UN chief appeals for more donor support for post-cyclone recovery in Mozambique


The United Nations Secretary General Antonio Guterres has called on donors to boost their support for the recovery efforts of Mozambique following back-to-back cyclone tragedies earlier this year.

Cyclone Idai made landfall in March, killing over 600 people and destroying nearly 240,000 homes.

As the country was still recovering from the effects of Idai, Cyclone Kenneth hit again, causing more deaths and destruction.

UNDP said the post cyclone reconstruction will focus on restoring productivity, social services, and infrastructure in Sofala, Manica, Tete, Zambezia, Inhambane, Nampula and Cabo Delgado provinces.

While addressing a donors conference in the Mozambican city of Beira, Guterres said he was certain he shared with all a deep sense of distress at the loss of life, the devastation and the suffering caused by the deadly cyclones.

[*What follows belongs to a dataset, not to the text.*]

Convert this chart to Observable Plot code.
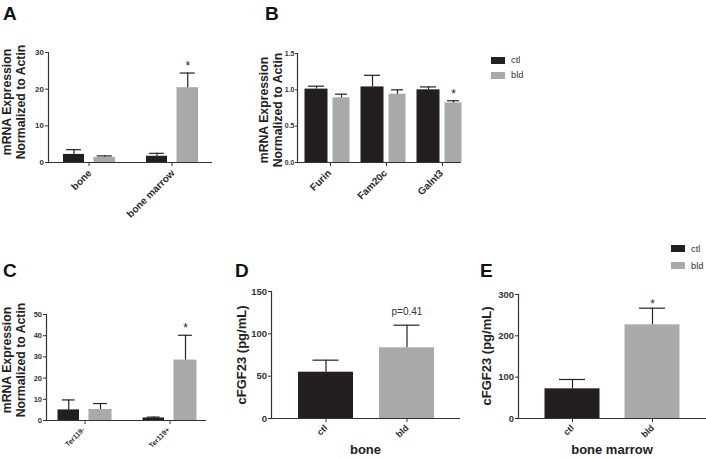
<!DOCTYPE html>
<html><head><meta charset="utf-8">
<script src="https://cdn.jsdelivr.net/npm/d3@7"></script>
<script src="https://cdn.jsdelivr.net/npm/@observablehq/plot@0.6"></script>
<style>
body{margin:0;background:#fff;}
#fig{position:relative;width:706px;height:458px;overflow:hidden;font-family:"Liberation Sans",Arial,sans-serif;background:#fff;}
.panel{position:absolute;line-height:0;}
.panel svg{max-width:none !important;display:block;}
.letter{position:absolute;font-weight:bold;font-size:19px;color:#111;line-height:1;}
.ytitle{position:absolute;font-weight:bold;color:#222;white-space:nowrap;text-align:center;transform:translate(-50%,-50%) rotate(-90deg);}
.xtitle{position:absolute;font-weight:bold;color:#222;white-space:nowrap;transform:translate(-50%,-50%);font-size:13px;line-height:1;}
.legend{position:absolute;font-size:9.3px;color:#333;}
.legend .row{display:flex;align-items:center;height:15px;}
.legend .sw{width:14px;height:7px;margin-right:6px;}
</style></head>
<body><div id="fig"></div>
<script>
// ---------- data ----------
const groups = ["ctl", "bld"];
const groupColors = ["#231f20", "#a8a9ab"];

// Panel A
const catsA = ["bone", "bone marrow"];
const ctlA = [2.2, 1.7];
const ctlSemA = [1.3, 0.8];
const bldA = [1.4, 20.4];
const bldSemA = [0.4, 4.0];
const sigA = ["", "*"];
const yTicksA = [0, 10, 20, 30];

// Panel B
const catsB = ["Furin", "Fam20c", "Galnt3"];
const ctlB = [1.01, 1.04, 1.00];
const ctlSemB = [0.04, 0.16, 0.04];
const bldB = [0.89, 0.94, 0.82];
const bldSemB = [0.05, 0.06, 0.03];
const sigB = ["", "", "*"];
const yTicksB = [0, 0.5, 1.0, 1.5];

// Panel C
const catsC = ["Ter119-", "Ter119+"];
const ctlC = [5.0, 1.2];
const ctlSemC = [4.7, 0.4];
const bldC = [5.2, 28.5];
const bldSemC = [2.8, 11.7];
const sigC = ["", "*"];
const yTicksC = [0, 10, 20, 30, 40, 50];

// Panel D (bone)
const valD = [54.7, 83.5];
const semD = [14.2, 26.7];
const annD = ["", "p=0.41"];
const yTicksD = [0, 50, 100, 150];

// Panel E (bone marrow)
const valE = [71.8, 226.7];
const semE = [22.6, 40.2];
const annE = ["", "*"];
const yTicksE = [0, 100, 200, 300];

const yTitleMRNA = ["mRNA Expression", "Normalized to Actin"];
const yTitleFGF = ["cFGF23 (pg/mL)"];
const xTitleD = "bone";
const xTitleE = "bone marrow";

// ---------- helpers ----------
const fig = document.getElementById("fig");
const FONT = '"Liberation Sans",Arial,sans-serif';
const LINE = "#333";

function place(svg, box) {
  const d = document.createElement("div");
  d.className = "panel";
  d.style.left = box.left + "px";
  d.style.top = box.top + "px";
  d.style.width = box.width + "px";
  d.style.height = box.height + "px";
  d.appendChild(svg);
  fig.appendChild(d);
}
function margins(box, fr) {
  return {
    width: box.width, height: box.height,
    marginLeft: fr.x0 - box.left,
    marginRight: box.left + box.width - fr.x1,
    marginTop: fr.yTop - box.top,
    marginBottom: box.top + box.height - fr.yBottom
  };
}
function styleStr(size) {
  return `font-family:${FONT};font-size:${size}px;font-weight:bold;color:${LINE};background:transparent;overflow:visible;max-width:none;`;
}
function xAxisMarks(cats, o) {
  return [
    Plot.axisX({tickSize: 4, tickFormat: () => "", label: null}),
    Plot.text(cats, {x: d => d, y: () => 0, text: d => d, rotate: -45, textAnchor: "end", lineAnchor: "middle",
      dx: o.lblDx, dy: o.lblDy, fontSize: o.xFont, fontWeight: "bold", fill: "#2a2a2a"})
  ];
}
function yAxisMark(o) {
  return Plot.axisY(o.yTicks, {tickSize: o.yTickSize ?? 3, tickPadding: o.yTickPad ?? 1.5, fontSize: o.yFont, tickFormat: o.yFmt, label: null});
}

function groupedPanel(o) {
  const rows = o.cats.flatMap((c, i) => [
    {cat: c, group: "ctl", v: o.ctl[i], e: o.ctlSem[i], sig: ""},
    {cat: c, group: "bld", v: o.bld[i], e: o.bldSem[i], sig: o.sig[i]}
  ]);
  const half = o.step / 2;
  const c0 = o.firstCenter - o.box.left;
  const range = [c0 - half, c0 - half + o.step * o.cats.length];
  const marks = [];
  groups.forEach((g, gi) => {
    const [a1, a2] = o.offs[gi];
    const mid = (a1 + a2) / 2;
    const capHalf = (a2 - a1) * o.capFrac / 2;
    const sub = rows.filter(r => r.group === g);
    marks.push(Plot.barY(sub, {x: "cat", y: "v", fill: groupColors[gi], insetLeft: half + a1, insetRight: half - a2}));
    marks.push(Plot.ruleX(sub, {x: "cat", y1: "v", y2: d => d.v + d.e, dx: mid, stroke: "#222", strokeWidth: 1.2}));
    marks.push(Plot.tickY(sub, {x: "cat", y: d => d.v + d.e, insetLeft: half + mid - capHalf, insetRight: half - mid - capHalf, stroke: "#222", strokeWidth: 1.2}));
    marks.push(Plot.text(sub.filter(d => d.sig), {x: "cat", y: d => d.v + d.e, text: "sig", dx: mid, dy: -7, fontSize: 12, fontWeight: "normal", fill: "#222"}));
  });
  const p = Plot.plot({
    ...margins(o.box, o.frame),
    style: styleStr(o.yFont),
    x: {type: "band", domain: o.cats, range, padding: 0, axis: null},
    y: {domain: [o.yTicks[0], o.yTicks[o.yTicks.length - 1]], axis: null},
    marks: [
      ...marks,
      Plot.ruleY([0], {stroke: LINE, strokeWidth: 1.2}),
      Plot.frame({anchor: "left", stroke: LINE, strokeWidth: 1.2}),
      yAxisMark(o),
      ...xAxisMarks(o.cats, o)
    ]
  });
  place(p, o.box);
}

function simplePanel(o) {
  const rows = groups.map((g, i) => ({group: g, v: o.vals[i], e: o.sems[i], ann: o.ann[i]}));
  const c0 = o.firstCenter - o.box.left;
  const half = o.step / 2;
  const range = [c0 - half, c0 - half + o.step * groups.length];
  const inset = (o.step - o.barW) / 2;
  const capIn = half - o.capW / 2;
  const p = Plot.plot({
    ...margins(o.box, o.frame),
    style: styleStr(o.yFont),
    x: {type: "band", domain: groups, range, padding: 0, axis: null},
    y: {domain: [o.yTicks[0], o.yTicks[o.yTicks.length - 1]], axis: null},
    color: {domain: groups, range: groupColors},
    marks: [
      Plot.barY(rows, {x: "group", y: "v", fill: "group", insetLeft: inset, insetRight: inset}),
      Plot.ruleX(rows, {x: "group", y1: "v", y2: d => d.v + d.e, stroke: "#222", strokeWidth: 1.2}),
      Plot.tickY(rows, {x: "group", y: d => d.v + d.e, insetLeft: capIn, insetRight: capIn, stroke: "#222", strokeWidth: 1.2}),
      Plot.text(rows.filter(d => d.ann), {x: "group", y: d => d.v + d.e, text: "ann", dy: o.annDy, fontSize: o.annSize, fontWeight: "normal", fill: "#333"}),
      Plot.ruleY([0], {stroke: LINE, strokeWidth: 1.2}),
      Plot.frame({anchor: "left", stroke: LINE, strokeWidth: 1.2}),
      yAxisMark(o),
      ...xAxisMarks(groups, o)
    ]
  });
  place(p, o.box);
  const t = document.createElement("div");
  t.className = "xtitle"; t.textContent = o.xLabel;
  t.style.left = ((o.frame.x0 + o.frame.x1) / 2) + "px";
  t.style.top = o.xLabelY + "px";
  fig.appendChild(t);
}

function letter(t, x, y) {
  const d = document.createElement("div");
  d.className = "letter"; d.textContent = t;
  d.style.left = x + "px"; d.style.top = y + "px";
  fig.appendChild(d);
}
function ytitle(lines, cx, cy, size) {
  const d = document.createElement("div");
  d.className = "ytitle";
  d.style.left = cx + "px"; d.style.top = cy + "px";
  d.style.fontSize = size + "px";
  d.style.lineHeight = (size + 1.5) + "px";
  lines.forEach(l => { const s = document.createElement("div"); s.textContent = l; d.appendChild(s); });
  fig.appendChild(d);
}
function legend(x, y, gap) {
  const d = document.createElement("div");
  d.className = "legend";
  d.style.left = x + "px"; d.style.top = y + "px";
  groups.forEach((g, i) => {
    const r = document.createElement("div"); r.className = "row"; r.style.height = gap + "px";
    const s = document.createElement("div"); s.className = "sw"; s.style.background = groupColors[i];
    const t = document.createElement("span"); t.textContent = g;
    r.appendChild(s); r.appendChild(t); d.appendChild(r);
  });
  fig.appendChild(d);
}

groupedPanel({
  cats: catsA, ctl: ctlA, ctlSem: ctlSemA, bld: bldA, bldSem: bldSemA, sig: sigA,
  yTicks: yTicksA, yFmt: d3.format("d"),
  box: {left: 30, top: 40, width: 192, height: 180},
  frame: {x0: 48, x1: 212, yTop: 52, yBottom: 162},
  firstCenter: 88, step: 83, offs: [[-25.5, -4.5], [5, 26.5]], capFrac: 0.7,
  yFont: 8, xFont: 10, lblDx: 1, lblDy: 9
});
groupedPanel({
  cats: catsB, ctl: ctlB, ctlSem: ctlSemB, bld: bldB, bldSem: bldSemB, sig: sigB,
  yTicks: yTicksB, yFmt: d3.format(".1f"),
  box: {left: 283, top: 40, width: 182, height: 180},
  frame: {x0: 297, x1: 461, yTop: 53, yBottom: 162},
  firstCenter: 329.5, step: 56, offs: [[-25.5, -2.5], [2.5, 19.5]], capFrac: 0.7,
  yFont: 7, yTickSize: 2, yTickPad: 1, xFont: 10, lblDx: -1, lblDy: 9
});
groupedPanel({
  cats: catsC, ctl: ctlC, ctlSem: ctlSemC, bld: bldC, bldSem: bldSemC, sig: sigC,
  yTicks: yTicksC, yFmt: d3.format("d"),
  box: {left: 30, top: 300, width: 185, height: 158},
  frame: {x0: 46, x1: 206, yTop: 314, yBottom: 420},
  firstCenter: 84, step: 85, offs: [[-27, -5.5], [4, 27]], capFrac: 0.6,
  yFont: 7.5, xFont: 7, lblDx: -1.5, lblDy: 8
});
simplePanel({
  vals: valD, sems: semD, ann: annD, yTicks: yTicksD, xLabel: xTitleD, xLabelY: 449,
  box: {left: 252, top: 280, width: 213, height: 178},
  frame: {x0: 271, x1: 460, yTop: 291, yBottom: 418},
  firstCenter: 325.5, step: 81, barW: 55, capW: 26, annDy: -13, annSize: 10,
  yFont: 9.5, xFont: 9, lblDx: 0, lblDy: 8
});
simplePanel({
  vals: valE, sems: semE, ann: annE, yTicks: yTicksE, xLabel: xTitleE, xLabelY: 449,
  box: {left: 498, top: 280, width: 208, height: 178},
  frame: {x0: 518, x1: 706, yTop: 294, yBottom: 418},
  firstCenter: 571.5, step: 80, barW: 55, capW: 26, annDy: -4.5, annSize: 12,
  yFont: 9.5, xFont: 9, lblDx: 0, lblDy: 8
});

letter("A", 3, 4);
letter("B", 265, 4);
letter("C", 3, 261);
letter("D", 235, 261);
letter("E", 480, 261);
ytitle(yTitleMRNA, 15, 102, 12.25);
ytitle(yTitleMRNA, 272, 110, 12.25);
ytitle(yTitleMRNA, 15, 360, 12.25);
ytitle(yTitleFGF, 242, 355, 13);
ytitle(yTitleFGF, 487, 356, 13);
legend(491, 52.5, 15);
legend(671, 240, 17);
</script></body></html>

He reiterated his condolences and deep solidarity with the Government and the people of Mozambique, especially the communities most affected by these natural disasters.

“I would also like to express my sincere appreciation to all those who have contributed – and continue to do so – to alleviate the suffering of the people who have been deprived of their goods, houses, infrastructure and livelihoods,” said Guterres, noting that the UN and its humanitarian partners had been on the ground since the start of the crisis.

Guterres stressed that while the U.N. Central Emergency Response Fund (CERF) allocated $24 million to Mozambique, it was necessary to recognize that to face the scale of the disaster, large additional resources are needed.

“The means at our disposal are not at all enough. We face enormous challenges: people’s basic needs remain unmet; the risk of disease outbreaks is evident; and the negative impact on food security due to the loss of crops will be very significant,” he said in his message.

He also noted that in order to strengthen the response to the tragedy, the UN had launched an emergency humanitarian appeal of $282 million, which remained deeply underfunded.

Some 700 participants from international organizations, development partners, private sector and civil society organizations participated in the two-day donor conference that was graced by Mozambican President Filipe Nyusi and several senior ministers.